Northwestern University chemist Teri Odom has received the 2020 Centenary Prize from the Royal Society of Chemistry.
The prestigious award, given annually to three chemists outside Great Britain, recognizes scientists for high-impact research and exceptional communications skills. The award comes with a £5,000 cash prize, a medal and an invitation to give a series of lectures in the United Kingdom.
Eric Anslyn of the University of Texas at Austin and James Tour of Rice University also received the Centenary Prize this year.
An expert in designing structured nanoscale materials, Odom received the award for her research into multi-scale materials that enable new ways to achieve ultrafast, coherent and directional light emission at the nanoscale.
“I’m very grateful to have received this award, not only to join the impressive ranks of previous recipients but also because of the breadth and inclusiveness of chemistry featured,” Odom said. “The celebration of a broad range of chemistry — that can also be clearly communicated — is pretty special and, at least to me, emphasizes the forward-looking nature of this award.”
Odom is the chair of Northwestern’s chemistry department and the Charles E. and Emma H. Morrison Professor of Chemistry in the Weinberg College of Arts and Sciences. She also is a member of Northwestern’s International Institute for Nanotechnology and the Chemistry of Life Processes Institute.
Odom’s research focuses on designing structured nanoscale materials with extraordinary size- and shape-dependent properties.
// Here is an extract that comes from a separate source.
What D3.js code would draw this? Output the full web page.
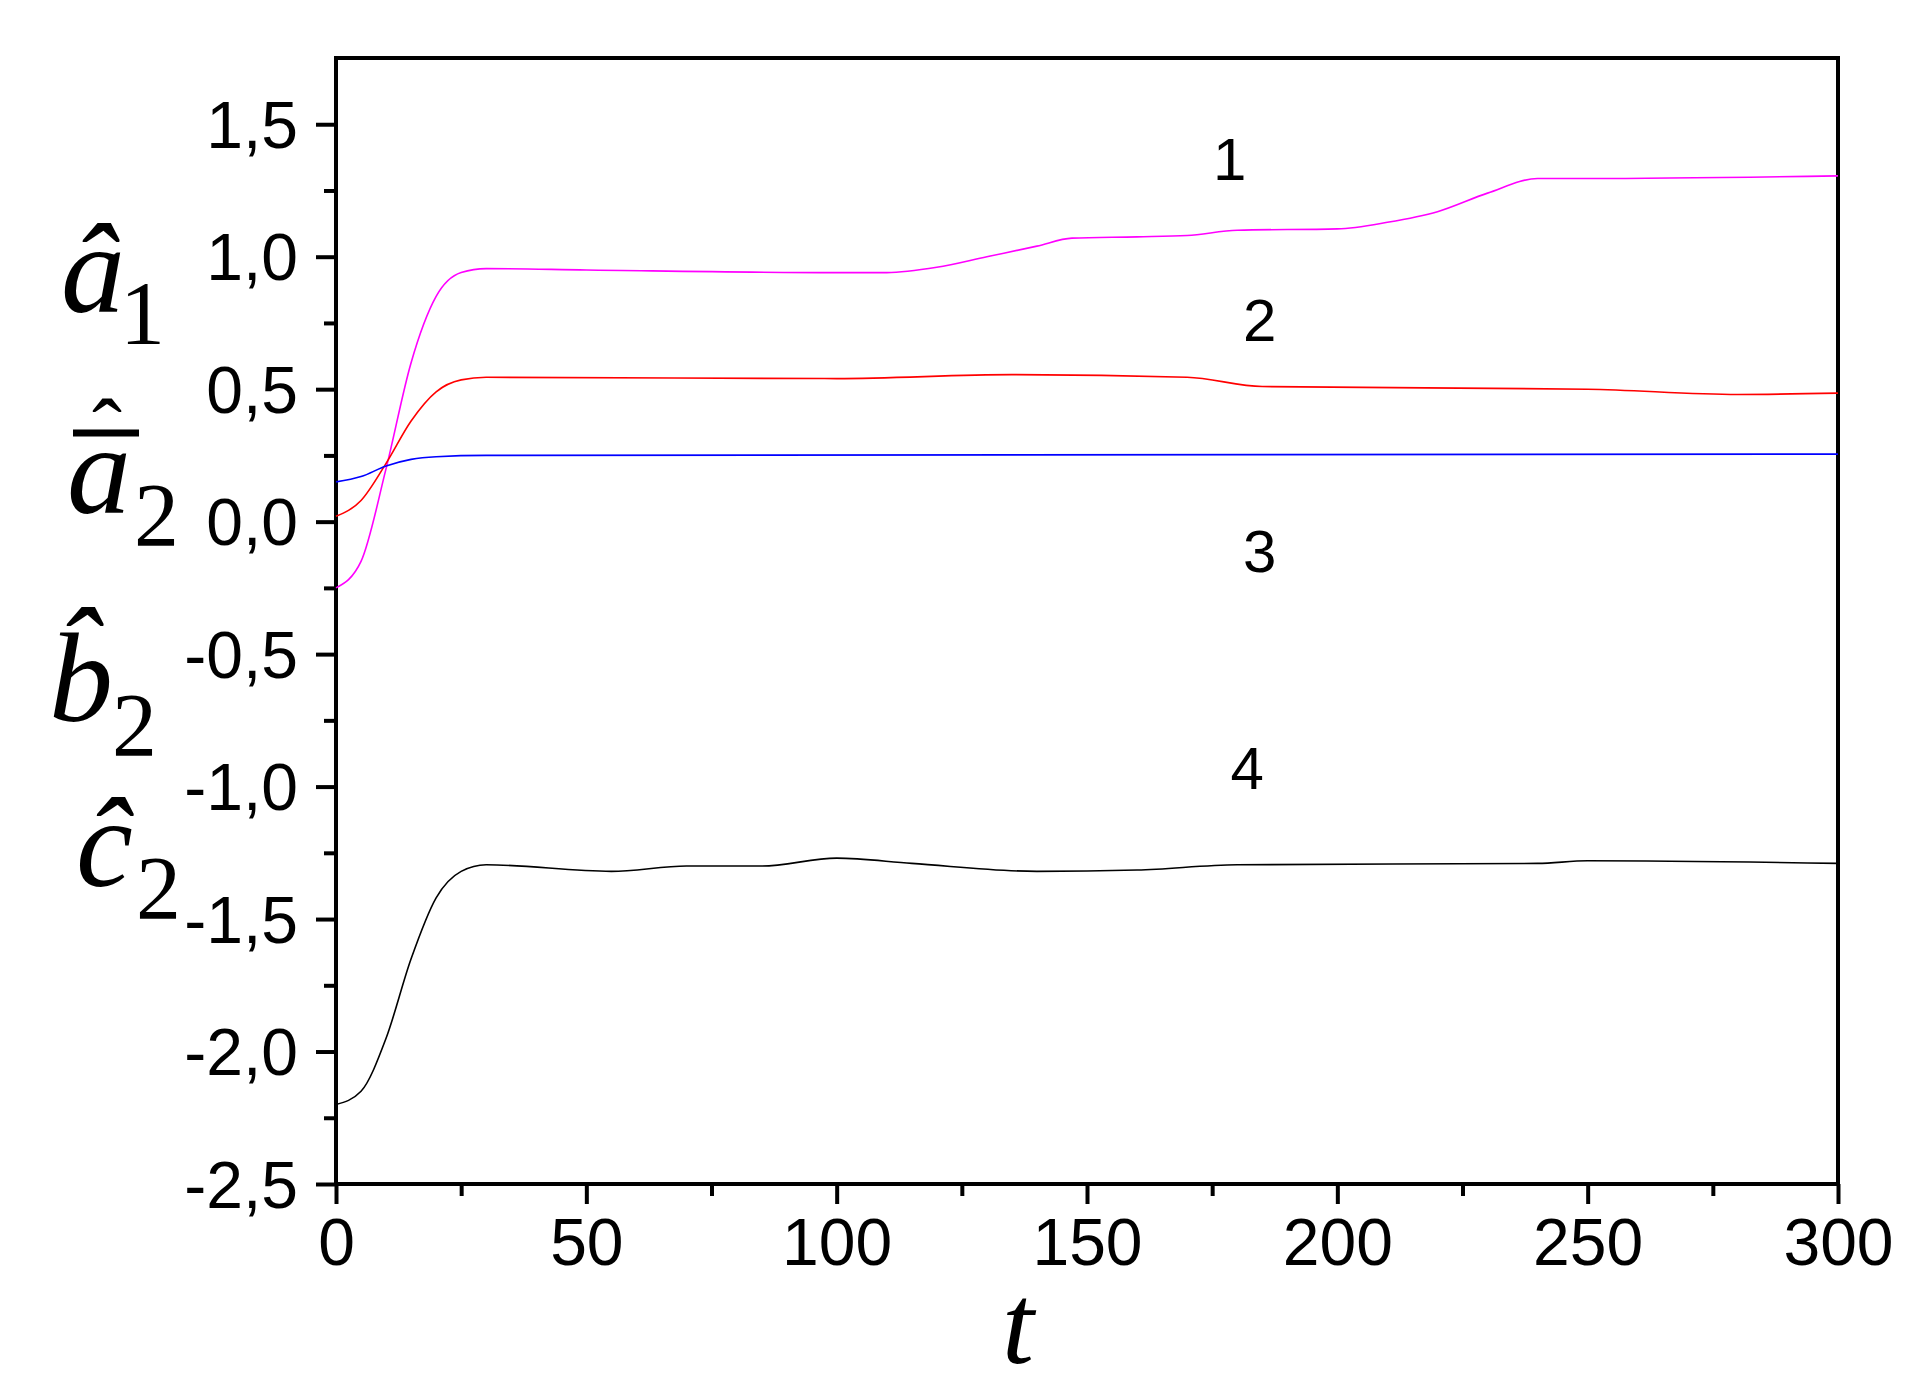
<!DOCTYPE html>
<html><head><meta charset="utf-8">
<script src="https://cdn.jsdelivr.net/npm/d3@7"></script>
<style>body{margin:0;background:#fff}</style></head>
<body><svg id="c" width="1917" height="1390"></svg>
<script>
const t1=[0,5,10,15,20,25,30,50,100,110,120,130,140,147,160,170,180,200,210,220,230,240,250,300];
const v1=[-0.25,-0.15,0.2,0.6,0.85,0.94,0.955,0.95,0.94,0.94,0.96,1.0,1.04,1.07,1.075,1.08,1.1,1.105,1.13,1.17,1.24,1.295,1.295,1.305];
const t2=[0,5,10,15,20,25,30,100,135,170,185,250,280,300];
const v2=[0.02,0.08,0.22,0.38,0.49,0.535,0.545,0.54,0.555,0.545,0.51,0.5,0.48,0.485];
const t3=[0,5,10,15,20,30,300];
const v3=[0.15,0.17,0.21,0.235,0.245,0.25,0.255];
const t4=[0,5,10,15,20,25,30,55,70,85,100,115,140,160,180,240,250,300];
const v4=[-2.2,-2.15,-1.95,-1.65,-1.42,-1.32,-1.295,-1.32,-1.3,-1.3,-1.27,-1.29,-1.32,-1.315,-1.295,-1.29,-1.28,-1.29];
const colors=["#ff00ff","#ff0000","#0000ff","#000000"];
const curveLabels=[{t:178.5,v:1.37,s:"1"},{t:184.5,v:0.76,s:"2"},{t:184.5,v:-0.11,s:"3"},{t:182,v:-0.93,s:"4"}];
const xTicks=[0,50,100,150,200,250,300];
const yTicks=[-2.5,-2,-1.5,-1,-0.5,0,0.5,1,1.5];

const svg=d3.select("#c");
const x=d3.scaleLinear().domain([0,300]).range([336,1838]);
const y=d3.scaleLinear().domain([-2.5,1.75]).range([1184,58]);
const fmt=d=>d3.format(".1f")(d).replace(".",",").replace("−","-");

svg.append("rect").attr("x",336).attr("y",58).attr("width",1502).attr("height",1126).attr("fill","none").attr("stroke","#000").attr("stroke-width",4);

const yAx=svg.append("g").attr("transform","translate(336,0)").call(d3.axisLeft(y).tickValues(yTicks).tickFormat(fmt).tickSize(20).tickSizeOuter(0));
const yMin=svg.append("g").attr("transform","translate(336,0)").call(d3.axisLeft(y).tickValues(d3.range(-2.25,1.75,0.5)).tickFormat("").tickSize(12).tickSizeOuter(0));
const xAx=svg.append("g").attr("transform","translate(0,1184)").call(d3.axisBottom(x).tickValues(xTicks).tickSize(20).tickSizeOuter(0));
const xMin=svg.append("g").attr("transform","translate(0,1184)").call(d3.axisBottom(x).tickValues(d3.range(25,300,50)).tickFormat("").tickSize(12).tickSizeOuter(0));
[yAx,yMin,xAx,xMin].forEach(g=>{g.select(".domain").remove();g.selectAll("line").attr("stroke","#000").attr("stroke-width",4);});
yAx.selectAll("text").attr("font-family","Liberation Sans, Arial").attr("font-size",66).attr("fill","#000").attr("x",-38).attr("dy","0.35em");
xAx.selectAll("text").attr("font-family","Liberation Sans, Arial").attr("font-size",66).attr("fill","#000").attr("y",34).attr("dy","0.71em");

const series=[[t1,v1],[t2,v2],[t3,v3],[t4,v4]];
const line=d3.line().x(d=>x(d[0])).y(d=>y(d[1])).curve(d3.curveMonotoneX);
series.forEach((s,i)=>{
  svg.append("path").datum(s[0].map((t,j)=>[t,s[1][j]])).attr("d",line).attr("fill","none").attr("stroke",colors[i]).attr("stroke-width",1.6);
});
curveLabels.forEach(l=>svg.append("text").attr("x",x(l.t)).attr("y",y(l.v)).attr("dy","0.35em").attr("text-anchor","middle")
  .attr("font-family","Liberation Sans, Arial").attr("font-size",60).text(l.s));

const ml=[{x:61,y:312,b:"â",sx:120,sy:344,s:"1"},{x:67,y:513,b:"a",sx:134,sy:546,s:"2"},{x:49,y:721,b:"b\u0302",sx:112,sy:756,s:"2"},{x:76,y:886,b:"ĉ",sx:136,sy:919,s:"2"}];
ml.forEach(m=>{
  svg.append("text").attr("x",m.x).attr("y",m.y).attr("font-family","Liberation Serif, Times New Roman").attr("font-style","italic").attr("font-size",128).text(m.b);
  svg.append("text").attr("x",m.sx).attr("y",m.sy).attr("font-family","Liberation Serif, Times New Roman").attr("font-size",90).text(m.s);
});
svg.append("text").attr("x",107).attr("y",462).attr("text-anchor","middle").attr("font-family","Liberation Serif, Times New Roman").attr("font-size",90).text("ˆ");
svg.append("line").attr("x1",73).attr("x2",139).attr("y1",433).attr("y2",433).attr("stroke","#000").attr("stroke-width",7);
svg.append("text").attr("x",1018).attr("y",1363).attr("text-anchor","middle").attr("font-family","Liberation Serif, Times New Roman").attr("font-style","italic").attr("font-size",115).text("t");
</script></body></html>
She has pioneered a suite of multi-scale nanofabrication tools that have resulted in nanoparticle lattice optics that can manipulate light at the nanoscale, plasmon-based nanoscale lasers that exhibit tunable color and anisotropic nanoparticle probes for imaging.
Odom is a member of the American Academy of Arts and Sciences and a fellow of the Royal Society of Chemistry, the American Chemical Society, the Materials Research Society, the American Physical Society and the Optical Society of America. She is currently the editor-in-chief of Nano Letters.